I suggest peppering these types of changes throughout your campaign and not worrying much about it. This is a game about ugly gooz and they should be weird as hell. Let them get weird.

Friday, October 7, 2022

GOZR Text Only Doc

I created a text-only document of the GOZR RPG. You can click here and find it. I hope this helps with accessibility since the game is so heavily visual.

There may be errors. I'll fix them and reupload as I get time. Enjoy.

This was a goal I set for myself way way back in 2020 when I was neck deep in creating this game. I'm happy to have finally done it.

GOZR in Print

If you didn't get in on the Kickstarter, I still love you. And you can get some GOZR in print at this handy link right here or some GOZR in pure digital PDF right here.

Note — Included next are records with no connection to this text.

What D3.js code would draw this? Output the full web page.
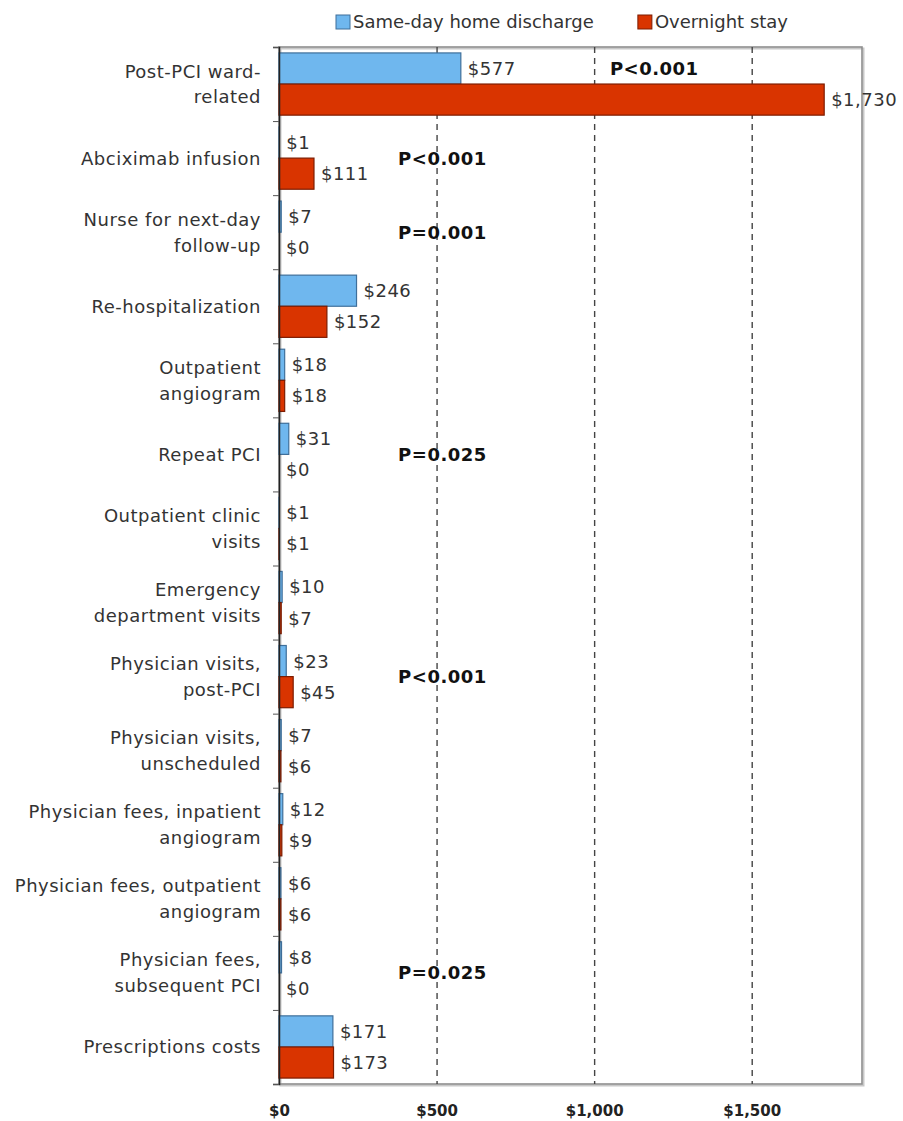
<!DOCTYPE html>
<html>
<head>
<meta charset="utf-8">
<script src="https://cdn.jsdelivr.net/npm/d3@7"></script>
<style>
  body { margin: 0; background: #fff; }
  svg { font-family: 'DejaVu Sans', Verdana, sans-serif; }
  .cat { font-size: 18px; fill: #333; letter-spacing: 0.5px; }
  .val { font-size: 18px; fill: #333; letter-spacing: 0.5px; }
  .pval { font-size: 18px; font-weight: bold; fill: #111; letter-spacing: 0.5px; }
  .legend text { font-size: 18px; fill: #333; }
</style>
</head>
<body>
<div id="chart"></div>
<script>
const categories = [
  'Post-PCI ward-\nrelated',
  'Abciximab infusion',
  'Nurse for next-day\nfollow-up',
  'Re-hospitalization',
  'Outpatient\nangiogram',
  'Repeat PCI',
  'Outpatient clinic\nvisits',
  'Emergency\ndepartment visits',
  'Physician visits,\npost-PCI',
  'Physician visits,\nunscheduled',
  'Physician fees, inpatient\nangiogram',
  'Physician fees, outpatient\nangiogram',
  'Physician fees,\nsubsequent PCI',
  'Prescriptions costs'
]
const sameDay = [577, 1, 7, 246, 18, 31, 1, 10, 23, 7, 12, 6, 8, 171]
const overnight = [1730, 111, 0, 152, 18, 0, 1, 7, 45, 6, 9, 6, 0, 173]
const pValues = ['P<0.001', 'P<0.001', 'P=0.001', '', '', 'P=0.025', '', '',
  'P<0.001', '', '', '', 'P=0.025', '']
const xTicks = [0, 500, 1000, 1500]
const seriesNames = ['Same-day home discharge', 'Overnight stay']

const width = 903, height = 1121
const margin = { top: 47, right: 41, bottom: 37, left: 279 }
const innerW = width - margin.left - margin.right
const innerH = height - margin.top - margin.bottom
const colors = ['#6fb7ee', '#d93400']
const strokes = ['#3f6f9a', '#7d1c00']

const svg = d3.select('#chart').append('svg')
  .attr('width', width)
  .attr('height', height)

const g = svg.append('g')
  .attr('transform', `translate(${margin.left},${margin.top})`)

const x = d3.scaleLinear().domain([0, 1850]).range([0, innerW])
const y = d3.scaleBand().domain(d3.range(categories.length))
  .range([0, innerH]).paddingInner(0.16).paddingOuter(0.08)
const sub = d3.scaleBand().domain([0, 1]).range([0, y.bandwidth()])
const yEdge = d3.scaleLinear().domain([0, categories.length]).range([0, innerH])

// frame with soft shadow
g.append('rect')
  .attr('x', 1.5).attr('y', 1.5)
  .attr('width', innerW).attr('height', innerH)
  .attr('fill', 'none').attr('stroke', '#c8c8c8').attr('stroke-width', 2)
g.append('rect')
  .attr('width', innerW).attr('height', innerH)
  .attr('fill', 'none').attr('stroke', '#8e8e8e').attr('stroke-width', 1.6)

// dashed grid
g.append('g')
  .attr('class', 'grid')
  .call(d3.axisBottom(x).tickValues(xTicks.slice(1)).tickSize(innerH).tickFormat(''))
  .call(s => s.select('.domain').remove())
  .selectAll('line')
  .attr('stroke', '#444').attr('stroke-width', 1.4).attr('stroke-dasharray', '6,5')

// bars
const rows = g.append('g').selectAll('g')
  .data(categories)
  .join('g')
  .attr('transform', (d, i) => `translate(0,${y(i)})`)

const series = [sameDay, overnight]
series.forEach((vals, s) => {
  rows.append('rect')
    .attr('x', 0)
    .attr('y', sub(s))
    .attr('width', (d, i) => x(vals[i]))
    .attr('height', sub.bandwidth())
    .attr('fill', colors[s])
    .attr('stroke', strokes[s])
    .attr('stroke-width', (d, i) => vals[i] > 0 ? 1.2 : 0)

  rows.append('text')
    .attr('class', 'val')
    .attr('x', (d, i) => x(vals[i]) + 7)
    .attr('y', sub(s) + sub.bandwidth() / 2)
    .attr('dy', '0.36em')
    .text((d, i) => '$' + d3.format(',')(vals[i]))
})

// p values
g.append('g').selectAll('text')
  .data(pValues.map((p, i) => ({ p, i })).filter(d => d.p))
  .join('text')
  .attr('class', 'pval')
  .attr('x', d => d.i === 0 ? x(1050) : x(378))
  .attr('y', d => d.i === 0 ? y(0) + sub(0) + sub.bandwidth() / 2 : y(d.i) + y.bandwidth() / 2)
  .attr('dy', '0.36em')
  .text(d => d.p)

// left axis with ticks at category edges
g.append('g')
  .call(d3.axisLeft(yEdge).tickValues(d3.range(categories.length + 1)).tickSize(6).tickFormat(''))
  .call(s => s.select('.domain').attr('stroke', '#222').attr('stroke-width', 1.5))
  .selectAll('line').attr('stroke', '#555')

// category labels
const labels = g.append('g').selectAll('text')
  .data(categories)
  .join('text')
  .attr('class', 'cat')
  .attr('text-anchor', 'end')
  .attr('x', -18)
  .attr('y', (d, i) => y(i) + y.bandwidth() / 2)
labels.each(function (d) {
  const lines = d.split('\n')
  const t = d3.select(this)
  lines.forEach((line, k) => {
    t.append('tspan')
      .attr('x', -18)
      .attr('dy', k === 0 ? `${0.36 - (lines.length - 1) * 0.72}em` : '1.44em')
      .text(line)
  })
})

// x axis labels
g.append('g')
  .attr('transform', `translate(0,${innerH})`)
  .call(d3.axisBottom(x).tickValues(xTicks).tickSize(0).tickPadding(21)
    .tickFormat(d => '$' + d3.format(',')(d)))
  .call(s => s.select('.domain').remove())
  .selectAll('text')
  .style('font-family', "'DejaVu Sans', Verdana, sans-serif")
  .style('font-size', '15px')
  .style('font-weight', 'bold')
  .attr('fill', '#222')

// legend
const legend = svg.append('g').attr('class', 'legend')
  .attr('transform', 'translate(336,22)')
let lx = 0
seriesNames.forEach((name, s) => {
  const item = legend.append('g').attr('transform', `translate(${lx},0)`)
  item.append('rect')
    .attr('x', 0).attr('y', -7).attr('width', 14).attr('height', 14)
    .attr('fill', colors[s]).attr('stroke', strokes[s]).attr('stroke-width', 1)
  const t = item.append('text')
    .attr('x', 17).attr('dy', '0.36em')
    .text(name)
  lx += 17 + t.node().getComputedTextLength() + 44
})
</script>
</body>
</html>
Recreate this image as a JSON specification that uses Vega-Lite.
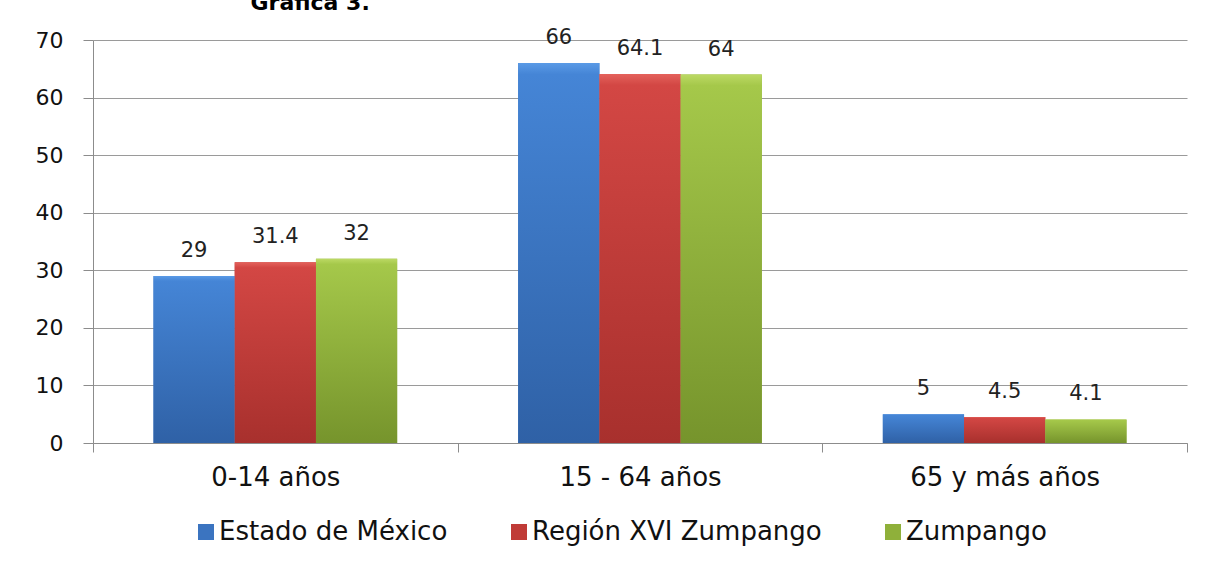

GOZR is a sci-fantasy TTRPG about ugly gooz doing adventures in a broken future world where all the pretty people are dead. It uses a simple system based largely on rolling d20 vs. a target number on your character sheet and is filled to the brim with hand-written random tables.

No gooz or fonts were harmed in the making of this game.

State of the Universe

What is up, world?

Here in my universe things are going ok. I'm currently working on the next Gary Con GM shirt plus a bunch of commissions. I also have the GOZR text transcription going hard. I'm "working" on layouts for the Rock Hardy Book of Dwarfs, but that is kind of sidelined. Also thinking more and more about making a new comic.

What will be the next thing I finish? Only the dark gods can say.

Zaxaztar spies Zarp. The game is on!

Speaking of Zaxaztar (the "x" is pronounced like an "h")... I really like this drawing. It really is just a sketch that I colored up. But I like the energy of it. I prefer doing expressive lines and forms. I really don't like it when I get too controlled and tight. I'm not very good at it, for one thing, and I find the uniformity boring. I like a bit more chaos in my work. I should lean into that a little bit more.